Dass Tradition keine Rechtfertigung für ewigen Stillstand ist, haben kürzlich ausgewiesene Expert*innen deutlich gemacht, nachdem sich Ravensburgs Nachbarstadt Weingarten ebenfalls mit einer ausschließlich Männern vorbehaltenen Veranstaltung für den Titel des Immateriellen Kulturerbes der Unesco beworben hat. Zu diesem Kulturerbe zählen etwa der saisonale Viehwandertrieb im Mittelmeerraum und in den Alpen, die Parfümherstellung im französischen Pays de Grasse oder die Reggae-Musik von Jamaika.

Den Weingartenern geht es um den Blutritt, Europas wohl größte Reiterprozession, bei der eine Reliquie – angeblich ein Tropfen Blut von Jesus mit Erde vermischt – von einem Geistlichen, dem Dekan der Stadt, durch die Flur getragen wird, begleitet von mehr als 2.000 männlichen Reitern. Einst kamen zu diesem Anlass am Freitag nach Christi Himmelfahrt Bauern aus dem Umland mit ihren Pferden nach Weingarten, um für eine reiche Ernte und gesunde Tiere zu beten. Doch längst wird der Blutritt von einem Verein organisiert, der Frauen in seinen Reihen zulässt. Aber mitreiten dürfen sie nicht. Obwohl der Nachwuchs fehlt und die Teilnehmerzahlen sinken.

In Weingarten war man aufgrund diverser Vorgespräche und Empfehlungsschreiben von Historikern davon ausgegangen, gute Chancen auf den Kulturerbetitel zu haben, die Stadt erhoffte sich schon, die Auszeichnung für ihr Stadtmarketing nutzen zu können. Doch dann kam die Absage, deren Begründung viele überzeugte Blutreiter vor den Kopf gestoßen haben dürfte.

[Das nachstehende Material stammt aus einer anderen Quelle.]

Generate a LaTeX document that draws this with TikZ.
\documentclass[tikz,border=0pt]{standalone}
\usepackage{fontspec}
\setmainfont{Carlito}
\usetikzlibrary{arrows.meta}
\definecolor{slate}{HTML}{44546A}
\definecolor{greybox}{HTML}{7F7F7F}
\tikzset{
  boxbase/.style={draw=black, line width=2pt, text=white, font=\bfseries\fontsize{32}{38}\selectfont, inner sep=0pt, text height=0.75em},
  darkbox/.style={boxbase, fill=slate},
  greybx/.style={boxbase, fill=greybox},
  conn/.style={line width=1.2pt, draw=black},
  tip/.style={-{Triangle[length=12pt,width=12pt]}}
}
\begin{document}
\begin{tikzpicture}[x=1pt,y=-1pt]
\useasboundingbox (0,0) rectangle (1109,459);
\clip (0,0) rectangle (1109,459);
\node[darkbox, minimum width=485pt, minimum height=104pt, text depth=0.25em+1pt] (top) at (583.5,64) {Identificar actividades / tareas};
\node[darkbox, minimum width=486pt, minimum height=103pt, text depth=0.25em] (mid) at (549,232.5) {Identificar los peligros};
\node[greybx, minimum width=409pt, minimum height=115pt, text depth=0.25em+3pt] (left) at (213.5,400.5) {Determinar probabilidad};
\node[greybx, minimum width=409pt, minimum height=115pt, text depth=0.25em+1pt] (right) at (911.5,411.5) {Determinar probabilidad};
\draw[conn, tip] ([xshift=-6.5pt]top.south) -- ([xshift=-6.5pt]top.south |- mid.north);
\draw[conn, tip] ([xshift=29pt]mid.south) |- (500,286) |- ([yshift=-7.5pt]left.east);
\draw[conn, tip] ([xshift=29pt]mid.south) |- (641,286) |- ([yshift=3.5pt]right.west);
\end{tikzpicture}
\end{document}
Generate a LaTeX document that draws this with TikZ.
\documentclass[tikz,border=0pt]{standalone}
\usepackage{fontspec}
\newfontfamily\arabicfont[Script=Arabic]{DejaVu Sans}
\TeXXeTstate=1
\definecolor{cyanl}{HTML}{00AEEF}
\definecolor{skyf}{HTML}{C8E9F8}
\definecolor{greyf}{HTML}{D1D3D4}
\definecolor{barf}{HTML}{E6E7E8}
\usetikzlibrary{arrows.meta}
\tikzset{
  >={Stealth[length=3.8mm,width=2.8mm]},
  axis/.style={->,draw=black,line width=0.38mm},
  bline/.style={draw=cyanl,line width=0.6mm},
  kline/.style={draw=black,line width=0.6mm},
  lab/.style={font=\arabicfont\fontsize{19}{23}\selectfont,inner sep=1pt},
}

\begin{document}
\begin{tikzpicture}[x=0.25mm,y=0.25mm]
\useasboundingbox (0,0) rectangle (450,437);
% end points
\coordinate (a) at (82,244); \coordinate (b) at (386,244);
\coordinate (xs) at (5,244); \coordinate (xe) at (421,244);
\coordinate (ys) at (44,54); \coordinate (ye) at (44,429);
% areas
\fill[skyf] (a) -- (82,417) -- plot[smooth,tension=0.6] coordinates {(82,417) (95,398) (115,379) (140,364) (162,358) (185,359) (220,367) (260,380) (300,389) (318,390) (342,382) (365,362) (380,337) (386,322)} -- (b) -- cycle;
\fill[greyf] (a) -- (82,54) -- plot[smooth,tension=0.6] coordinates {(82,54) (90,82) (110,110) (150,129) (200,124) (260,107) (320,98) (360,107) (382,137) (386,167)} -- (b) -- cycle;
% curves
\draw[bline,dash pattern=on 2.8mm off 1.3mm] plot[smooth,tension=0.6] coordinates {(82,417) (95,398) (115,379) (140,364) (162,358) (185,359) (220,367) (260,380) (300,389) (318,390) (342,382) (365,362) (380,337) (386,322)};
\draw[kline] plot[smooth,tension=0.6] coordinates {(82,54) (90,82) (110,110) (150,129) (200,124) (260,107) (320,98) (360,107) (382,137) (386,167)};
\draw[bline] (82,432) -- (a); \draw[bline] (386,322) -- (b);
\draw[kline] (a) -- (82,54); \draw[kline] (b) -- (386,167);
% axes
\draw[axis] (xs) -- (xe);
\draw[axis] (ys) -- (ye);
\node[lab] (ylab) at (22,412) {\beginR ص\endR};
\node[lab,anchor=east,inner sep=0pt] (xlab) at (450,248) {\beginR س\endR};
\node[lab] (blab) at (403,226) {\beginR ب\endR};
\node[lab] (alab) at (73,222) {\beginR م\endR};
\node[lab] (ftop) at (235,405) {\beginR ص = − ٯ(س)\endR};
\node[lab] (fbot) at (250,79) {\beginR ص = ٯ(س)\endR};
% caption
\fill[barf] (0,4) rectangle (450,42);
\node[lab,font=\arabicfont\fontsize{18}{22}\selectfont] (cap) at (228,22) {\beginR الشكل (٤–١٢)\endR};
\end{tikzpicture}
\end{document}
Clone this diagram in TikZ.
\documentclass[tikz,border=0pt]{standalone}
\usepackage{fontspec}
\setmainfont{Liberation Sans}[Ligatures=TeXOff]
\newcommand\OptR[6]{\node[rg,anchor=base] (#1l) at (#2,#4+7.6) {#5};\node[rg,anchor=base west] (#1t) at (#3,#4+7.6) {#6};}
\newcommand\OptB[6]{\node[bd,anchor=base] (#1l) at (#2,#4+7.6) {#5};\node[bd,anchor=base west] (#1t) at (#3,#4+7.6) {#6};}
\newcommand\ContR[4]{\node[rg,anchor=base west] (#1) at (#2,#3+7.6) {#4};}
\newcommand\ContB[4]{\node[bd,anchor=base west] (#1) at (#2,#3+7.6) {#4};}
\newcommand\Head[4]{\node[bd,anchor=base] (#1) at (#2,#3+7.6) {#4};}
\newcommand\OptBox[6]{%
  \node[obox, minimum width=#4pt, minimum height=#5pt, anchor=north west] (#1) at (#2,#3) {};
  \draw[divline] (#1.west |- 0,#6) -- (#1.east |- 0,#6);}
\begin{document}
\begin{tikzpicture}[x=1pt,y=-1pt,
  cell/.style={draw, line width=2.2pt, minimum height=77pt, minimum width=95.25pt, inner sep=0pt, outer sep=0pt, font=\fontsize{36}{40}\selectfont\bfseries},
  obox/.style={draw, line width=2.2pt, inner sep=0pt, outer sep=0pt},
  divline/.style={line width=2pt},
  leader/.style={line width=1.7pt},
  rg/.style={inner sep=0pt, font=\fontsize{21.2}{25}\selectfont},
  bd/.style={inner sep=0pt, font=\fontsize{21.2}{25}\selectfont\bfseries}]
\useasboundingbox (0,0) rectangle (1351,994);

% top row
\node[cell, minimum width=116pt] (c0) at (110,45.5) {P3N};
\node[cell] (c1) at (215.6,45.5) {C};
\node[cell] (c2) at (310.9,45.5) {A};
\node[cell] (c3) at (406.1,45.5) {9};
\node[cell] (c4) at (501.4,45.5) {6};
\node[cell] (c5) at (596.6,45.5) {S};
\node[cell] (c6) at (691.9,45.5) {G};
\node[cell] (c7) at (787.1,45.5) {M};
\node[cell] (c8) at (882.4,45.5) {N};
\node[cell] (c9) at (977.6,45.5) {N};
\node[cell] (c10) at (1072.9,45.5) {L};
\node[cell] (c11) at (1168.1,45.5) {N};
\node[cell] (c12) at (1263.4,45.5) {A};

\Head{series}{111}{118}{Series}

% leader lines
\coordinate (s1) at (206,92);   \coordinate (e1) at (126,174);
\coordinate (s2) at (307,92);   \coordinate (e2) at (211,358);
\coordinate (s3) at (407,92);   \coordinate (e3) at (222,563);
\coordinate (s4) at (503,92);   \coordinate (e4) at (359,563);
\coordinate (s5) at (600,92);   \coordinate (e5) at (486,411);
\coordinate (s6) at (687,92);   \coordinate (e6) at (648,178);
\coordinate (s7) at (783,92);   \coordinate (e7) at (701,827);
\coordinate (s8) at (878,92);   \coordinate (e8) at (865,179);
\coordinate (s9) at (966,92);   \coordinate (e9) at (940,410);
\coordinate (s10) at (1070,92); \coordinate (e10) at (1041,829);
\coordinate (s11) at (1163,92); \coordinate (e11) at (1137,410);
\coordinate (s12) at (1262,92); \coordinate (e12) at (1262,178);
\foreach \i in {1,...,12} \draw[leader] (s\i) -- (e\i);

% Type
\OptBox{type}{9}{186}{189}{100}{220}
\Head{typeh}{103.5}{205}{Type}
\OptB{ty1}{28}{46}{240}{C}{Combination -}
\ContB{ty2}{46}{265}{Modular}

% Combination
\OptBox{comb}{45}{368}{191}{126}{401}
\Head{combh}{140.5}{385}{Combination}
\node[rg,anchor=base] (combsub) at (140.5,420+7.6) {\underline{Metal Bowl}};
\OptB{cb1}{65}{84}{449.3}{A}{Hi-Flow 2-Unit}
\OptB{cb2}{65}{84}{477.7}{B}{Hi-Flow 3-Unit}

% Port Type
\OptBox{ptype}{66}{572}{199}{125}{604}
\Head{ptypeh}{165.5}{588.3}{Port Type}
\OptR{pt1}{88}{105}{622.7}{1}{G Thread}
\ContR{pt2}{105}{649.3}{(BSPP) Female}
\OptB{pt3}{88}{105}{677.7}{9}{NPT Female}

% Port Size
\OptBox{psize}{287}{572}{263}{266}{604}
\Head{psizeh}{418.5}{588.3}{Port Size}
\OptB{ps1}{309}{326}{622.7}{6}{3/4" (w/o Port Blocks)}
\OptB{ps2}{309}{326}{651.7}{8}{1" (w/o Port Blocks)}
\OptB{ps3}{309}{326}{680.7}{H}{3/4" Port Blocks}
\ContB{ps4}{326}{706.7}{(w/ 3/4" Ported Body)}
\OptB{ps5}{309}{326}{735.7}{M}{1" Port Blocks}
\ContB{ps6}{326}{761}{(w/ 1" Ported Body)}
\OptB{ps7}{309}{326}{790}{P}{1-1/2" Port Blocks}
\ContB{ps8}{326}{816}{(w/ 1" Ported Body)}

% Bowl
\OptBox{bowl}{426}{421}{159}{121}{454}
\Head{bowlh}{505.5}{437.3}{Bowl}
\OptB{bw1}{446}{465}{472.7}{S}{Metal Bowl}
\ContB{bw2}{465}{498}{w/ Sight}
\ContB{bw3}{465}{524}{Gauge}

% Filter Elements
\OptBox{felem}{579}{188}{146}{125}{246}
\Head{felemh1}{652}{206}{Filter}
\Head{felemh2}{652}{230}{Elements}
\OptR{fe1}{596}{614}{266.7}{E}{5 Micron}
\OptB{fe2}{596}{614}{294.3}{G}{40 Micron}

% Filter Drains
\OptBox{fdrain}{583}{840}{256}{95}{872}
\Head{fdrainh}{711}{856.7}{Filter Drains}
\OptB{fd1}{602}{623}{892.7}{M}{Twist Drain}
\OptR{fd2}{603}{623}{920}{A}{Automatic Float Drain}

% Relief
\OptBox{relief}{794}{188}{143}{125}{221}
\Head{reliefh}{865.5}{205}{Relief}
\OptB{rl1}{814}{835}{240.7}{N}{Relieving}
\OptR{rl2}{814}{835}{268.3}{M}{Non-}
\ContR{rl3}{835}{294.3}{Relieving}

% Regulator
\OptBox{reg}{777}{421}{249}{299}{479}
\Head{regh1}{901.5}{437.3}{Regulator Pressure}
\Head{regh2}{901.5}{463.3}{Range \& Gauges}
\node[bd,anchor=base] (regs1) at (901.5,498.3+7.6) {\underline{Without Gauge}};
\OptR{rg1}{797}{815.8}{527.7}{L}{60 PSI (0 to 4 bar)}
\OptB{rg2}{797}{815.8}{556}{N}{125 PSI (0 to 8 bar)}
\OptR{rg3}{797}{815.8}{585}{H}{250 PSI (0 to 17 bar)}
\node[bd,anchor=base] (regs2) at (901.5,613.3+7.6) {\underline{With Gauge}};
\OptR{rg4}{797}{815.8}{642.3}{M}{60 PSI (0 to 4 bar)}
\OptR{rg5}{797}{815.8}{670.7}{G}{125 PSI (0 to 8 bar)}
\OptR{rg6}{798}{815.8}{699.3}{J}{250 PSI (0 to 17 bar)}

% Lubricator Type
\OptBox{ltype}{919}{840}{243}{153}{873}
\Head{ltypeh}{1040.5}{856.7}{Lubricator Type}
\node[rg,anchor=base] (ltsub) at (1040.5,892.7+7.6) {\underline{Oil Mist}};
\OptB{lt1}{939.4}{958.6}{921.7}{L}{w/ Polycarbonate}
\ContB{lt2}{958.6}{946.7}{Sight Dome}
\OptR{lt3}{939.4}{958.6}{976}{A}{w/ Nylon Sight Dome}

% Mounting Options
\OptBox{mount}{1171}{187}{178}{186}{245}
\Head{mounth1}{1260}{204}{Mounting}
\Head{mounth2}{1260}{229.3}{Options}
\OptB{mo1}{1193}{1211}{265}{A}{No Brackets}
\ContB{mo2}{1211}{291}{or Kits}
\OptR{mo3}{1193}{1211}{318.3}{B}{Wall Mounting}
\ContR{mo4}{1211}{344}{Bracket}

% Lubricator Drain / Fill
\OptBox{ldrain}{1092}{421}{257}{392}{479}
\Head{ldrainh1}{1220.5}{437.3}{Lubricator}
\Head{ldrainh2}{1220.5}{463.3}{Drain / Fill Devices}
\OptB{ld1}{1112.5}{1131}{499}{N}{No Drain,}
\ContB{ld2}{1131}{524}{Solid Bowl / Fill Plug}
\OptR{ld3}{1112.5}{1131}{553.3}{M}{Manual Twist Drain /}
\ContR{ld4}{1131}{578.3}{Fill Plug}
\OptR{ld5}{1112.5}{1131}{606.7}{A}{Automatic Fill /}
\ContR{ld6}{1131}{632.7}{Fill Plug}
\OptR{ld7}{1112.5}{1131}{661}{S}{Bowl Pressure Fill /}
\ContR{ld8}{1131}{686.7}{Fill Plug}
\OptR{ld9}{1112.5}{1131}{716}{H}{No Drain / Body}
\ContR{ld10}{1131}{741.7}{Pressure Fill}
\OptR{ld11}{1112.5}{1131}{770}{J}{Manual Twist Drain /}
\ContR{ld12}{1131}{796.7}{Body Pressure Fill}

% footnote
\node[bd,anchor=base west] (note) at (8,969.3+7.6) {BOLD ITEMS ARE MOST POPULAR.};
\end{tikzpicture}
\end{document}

Das Expertenkomitee für Immaterielles Kulturerbe der Deutschen Unesco-Kommission und die Kultusministerkonferenz schrieben, bei der Prüfung solcher Bewerbungen werde Wert auf eine offene, inklusive und partizipative Traditionspflege sowie auf Wandlungs- und Weiterentwicklungsfähigkeit gelegt. Die Experten „konnten (…) nicht ausmachen, warum Frauen auch heutzutage prinzipiell von dem Ritt ausgeschlossen bleiben“.

Jenseits der schwäbisch-bayerischen Grenze landete ein Fall, in dem es um traditionell begründete Ungleichbehandlung geht, schon vor Gericht. Jahrhundertelang war das Ausfischen des Stadtbaches am Memminger Fischertag Männern vorbehalten, das sollte nach dem Willen des ausrichtenden Vereins auch so bleiben.

Eine Tierärztin fühlte sich diskriminiert und klagte, das örtliche Amtsgericht gab ihr recht: Tradition sei kein zulässiger Grund für Diskriminierung, urteilte die Richterin. Der Verein sei – auch wegen seiner Machtstellung in der Stadt – an den Gleichheitsgrundsatz gebunden. Der Veranstalter hatte angekündigt, das Urteil in nächster Instanz überprüfen zu lassen. Beim Landgericht Memmingen ist die Berufung noch nicht eingegangen, der Verein scheint noch zu erwägen, ob er den Schritt gehen soll.

In diesem Jahr mussten wegen Corona Fischertag, Blutritt und Rutenfest in ihrer bisherigen Form ausfallen – zum ersten Mal seit Jahrzehnten. Ein Sommer, in dem – auch in Oberschwaben – mal nicht alles so war wie immer.